His bit about “tax increases” is aimed squarely at the corporate tax hike that the Biden administration wants to use to pay for the plan. But it’s hard to take the GOP seriously on that front, for reasons of its own making.
President Donald Trump’s years in office were spent racking up deficits, as neither he nor the Republicans in control of Congress for the first half of his term really seemed all that interested in balancing the budget. As I predicted, the second Biden was sworn in, the GOP remembered that it hates deficits.
It’s a disconnect that “Fox News Sunday” host Chris Wallace pointed out during an interview with Sen. Roy Blunt, R-Mo. “When I hear, for instance, Mitch McConnell talking now about ‘well, debt and deficits,’ hasn’t the Republican Party, haven’t you, lost your credibility on this issue?” Wallace asked.
Republican elites now treat the free market like a tragic casualty of the culture war.
Blunt said no, but his colleagues haven’t exactly helped him out with principled arguments — and that includes McConnell.

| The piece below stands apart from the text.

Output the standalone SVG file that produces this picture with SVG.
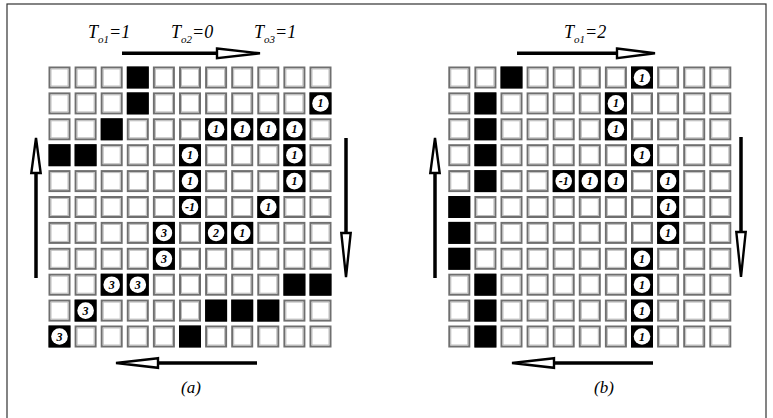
<svg xmlns="http://www.w3.org/2000/svg" xmlns:xlink="http://www.w3.org/1999/xlink" width="773" height="418" viewBox="0 0 773 418">
<style>
.lbl{font-family:"Liberation Serif","DejaVu Serif",serif;font-style:italic;font-size:18px;fill:#000}
.sub{font-size:11px}
.num{font-family:"Liberation Serif","DejaVu Serif",serif;font-style:italic;font-weight:bold;font-size:12px;text-anchor:middle;fill:#000}
.cap{font-family:"Liberation Serif","DejaVu Serif",serif;font-style:italic;font-size:17px;text-anchor:middle;fill:#000}
.shaft{stroke:#000;stroke-width:3.5;fill:none}
.head{fill:#fff;stroke:#000;stroke-width:2.4;stroke-linejoin:miter}
</style>
<defs>
<g id="w"><rect x="1" y="1" width="20" height="20" fill="#fff" stroke="#6f6f6f" stroke-width="2"/><rect x="2.5" y="2.5" width="17" height="17" fill="none" stroke="#bdbdbd" stroke-width="1"/></g>
<rect id="b" width="22" height="22" fill="#000"/>
<g id="n"><rect width="22" height="22" fill="#000"/><circle cx="11" cy="11" r="8.3" fill="#fff"/></g>
<g id="row">
<use xlink:href="#w" x="0"/><use xlink:href="#w" x="26.1"/><use xlink:href="#w" x="52.2"/><use xlink:href="#w" x="78.3"/><use xlink:href="#w" x="104.4"/><use xlink:href="#w" x="130.5"/><use xlink:href="#w" x="156.6"/><use xlink:href="#w" x="182.7"/><use xlink:href="#w" x="208.8"/><use xlink:href="#w" x="234.9"/><use xlink:href="#w" x="261"/>
</g>
<g id="grid">
<use xlink:href="#row" y="0"/><use xlink:href="#row" y="25.9"/><use xlink:href="#row" y="51.8"/><use xlink:href="#row" y="77.7"/><use xlink:href="#row" y="103.6"/><use xlink:href="#row" y="129.5"/><use xlink:href="#row" y="155.4"/><use xlink:href="#row" y="181.3"/><use xlink:href="#row" y="207.2"/><use xlink:href="#row" y="233.1"/><use xlink:href="#row" y="259"/>
</g>
</defs>
<rect x="0" y="0" width="773" height="418" fill="#fff"/>
<rect id="frame" x="7" y="4" width="759" height="420" fill="none" stroke="#333" stroke-width="1.2"/>

<g id="gridA" transform="translate(48.5,66.5)">
<use xlink:href="#grid"/>
<use xlink:href="#b" x="78.3" y="0"/>
<use xlink:href="#b" x="78.3" y="25.9"/>
<use xlink:href="#n" x="261" y="25.9"/><text class="num" x="272" y="40.9">1</text>
<use xlink:href="#b" x="52.2" y="51.8"/>
<use xlink:href="#n" x="156.6" y="51.8"/><text class="num" x="167.6" y="66.8">1</text>
<use xlink:href="#n" x="182.7" y="51.8"/><text class="num" x="193.7" y="66.8">1</text>
<use xlink:href="#n" x="208.8" y="51.8"/><text class="num" x="219.8" y="66.8">1</text>
<use xlink:href="#n" x="234.9" y="51.8"/><text class="num" x="245.9" y="66.8">1</text>
<use xlink:href="#b" x="0" y="77.7"/>
<use xlink:href="#b" x="26.1" y="77.7"/>
<use xlink:href="#n" x="130.5" y="77.7"/><text class="num" x="141.5" y="92.7">1</text>
<use xlink:href="#n" x="234.9" y="77.7"/><text class="num" x="245.9" y="92.7">1</text>
<use xlink:href="#n" x="130.5" y="103.6"/><text class="num" x="141.5" y="118.6">1</text>
<use xlink:href="#n" x="234.9" y="103.6"/><text class="num" x="245.9" y="118.6">1</text>
<use xlink:href="#n" x="130.5" y="129.5"/><text class="num" x="141.5" y="144.5">-1</text>
<use xlink:href="#n" x="208.8" y="129.5"/><text class="num" x="219.8" y="144.5">1</text>
<use xlink:href="#n" x="104.4" y="155.4"/><text class="num" x="115.4" y="170.4">3</text>
<use xlink:href="#n" x="156.6" y="155.4"/><text class="num" x="167.6" y="170.4">2</text>
<use xlink:href="#n" x="182.7" y="155.4"/><text class="num" x="193.7" y="170.4">1</text>
<use xlink:href="#n" x="104.4" y="181.3"/><text class="num" x="115.4" y="196.3">3</text>
<use xlink:href="#n" x="52.2" y="207.2"/><text class="num" x="63.2" y="222.2">3</text>
<use xlink:href="#n" x="78.3" y="207.2"/><text class="num" x="89.3" y="222.2">3</text>
<use xlink:href="#b" x="234.9" y="207.2"/>
<use xlink:href="#b" x="261" y="207.2"/>
<use xlink:href="#n" x="26.1" y="233.1"/><text class="num" x="37.1" y="248.1">3</text>
<use xlink:href="#b" x="156.6" y="233.1"/>
<use xlink:href="#b" x="182.7" y="233.1"/>
<use xlink:href="#b" x="208.8" y="233.1"/>
<use xlink:href="#n" x="0" y="259"/><text class="num" x="11" y="274">3</text>
<use xlink:href="#b" x="130.5" y="259"/>
</g>

<g id="gridB" transform="translate(448.3,66.5)">
<use xlink:href="#grid"/>
<use xlink:href="#b" x="52.2" y="0"/>
<use xlink:href="#n" x="182.7" y="0"/><text class="num" x="193.7" y="15">1</text>
<use xlink:href="#b" x="26.1" y="25.9"/>
<use xlink:href="#n" x="156.6" y="25.9"/><text class="num" x="167.6" y="40.9">1</text>
<use xlink:href="#b" x="26.1" y="51.8"/>
<use xlink:href="#n" x="156.6" y="51.8"/><text class="num" x="167.6" y="66.8">1</text>
<use xlink:href="#b" x="26.1" y="77.7"/>
<use xlink:href="#n" x="182.7" y="77.7"/><text class="num" x="193.7" y="92.7">1</text>
<use xlink:href="#b" x="26.1" y="103.6"/>
<use xlink:href="#n" x="104.4" y="103.6"/><text class="num" x="115.4" y="118.6">-1</text>
<use xlink:href="#n" x="130.5" y="103.6"/><text class="num" x="141.5" y="118.6">1</text>
<use xlink:href="#n" x="156.6" y="103.6"/><text class="num" x="167.6" y="118.6">1</text>
<use xlink:href="#n" x="208.8" y="103.6"/><text class="num" x="219.8" y="118.6">1</text>
<use xlink:href="#b" x="0" y="129.5"/>
<use xlink:href="#n" x="208.8" y="129.5"/><text class="num" x="219.8" y="144.5">1</text>
<use xlink:href="#b" x="0" y="155.4"/>
<use xlink:href="#n" x="208.8" y="155.4"/><text class="num" x="219.8" y="170.4">1</text>
<use xlink:href="#b" x="0" y="181.3"/>
<use xlink:href="#n" x="182.7" y="181.3"/><text class="num" x="193.7" y="196.3">1</text>
<use xlink:href="#b" x="26.1" y="207.2"/>
<use xlink:href="#n" x="182.7" y="207.2"/><text class="num" x="193.7" y="222.2">1</text>
<use xlink:href="#b" x="26.1" y="233.1"/>
<use xlink:href="#n" x="182.7" y="233.1"/><text class="num" x="193.7" y="248.1">1</text>
<use xlink:href="#b" x="26.1" y="259"/>
<use xlink:href="#n" x="182.7" y="259"/><text class="num" x="193.7" y="274">1</text>
</g>

<g id="connectors">
<path class="shaft" d="M122,53.3H218"/><polygon class="head" points="217,48.5 260,53.3 217,58.1"/>
<path class="shaft" d="M346,138V234"/><polygon class="head" points="341.3,233 346,277 350.7,233"/>
<path class="shaft" d="M257,363H157"/><polygon class="head" points="158,358.2 116,363 158,367.8"/>
<path class="shaft" d="M36,278V172"/><polygon class="head" points="31.3,173 36,138 40.7,173"/>
<path class="shaft" d="M517,53.3H618"/><polygon class="head" points="617,48.5 655,53.3 617,58.1"/>
<path class="shaft" d="M741,137V233"/><polygon class="head" points="736.3,232 741,277 745.7,232"/>
<path class="shaft" d="M653,363H553"/><polygon class="head" points="554,358.2 512,363 554,367.8"/>
<path class="shaft" d="M435,278V172"/><polygon class="head" points="430.3,173 435,138 439.7,173"/>
</g>

<g id="labels">
<text class="lbl" x="88" y="38">T<tspan class="sub" dy="5">o1</tspan><tspan dy="-5">=1</tspan></text>
<text class="lbl" x="171" y="38">T<tspan class="sub" dy="5">o2</tspan><tspan dy="-5">=0</tspan></text>
<text class="lbl" x="254" y="38">T<tspan class="sub" dy="5">o3</tspan><tspan dy="-5">=1</tspan></text>
<text class="lbl" x="564" y="38">T<tspan class="sub" dy="5">o1</tspan><tspan dy="-5">=2</tspan></text>
<text class="cap" x="191" y="393">(a)</text>
<text class="cap" x="604" y="393">(b)</text>
</g>
</svg>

You see, the GOP’s front in the culture war is being fought against the corporations that Biden is allegedly a crypto-socialist for attacking. Delta Airlines, Georgia’s biggest private employer, came out against the state’s recently passed election law. So did Coca-Cola, another corporate titan based in Atlanta. Major League Baseball, normally the most conservative of pro sports leagues, pulled the All-Star Game out of Georgia in response to the law’s passage. A similar legislative effort by Texas Republicans drew rebukes from Dell and American Airlines.
These and other “woke” companies have given too much ground to the liberal outrage mob in conservatives’ eyes. In response, Georgia legislators voted to strip Delta of a tax break on jet fuel as punishment. (The state Senate didn’t pass the bill before it adjourned for the year last week.)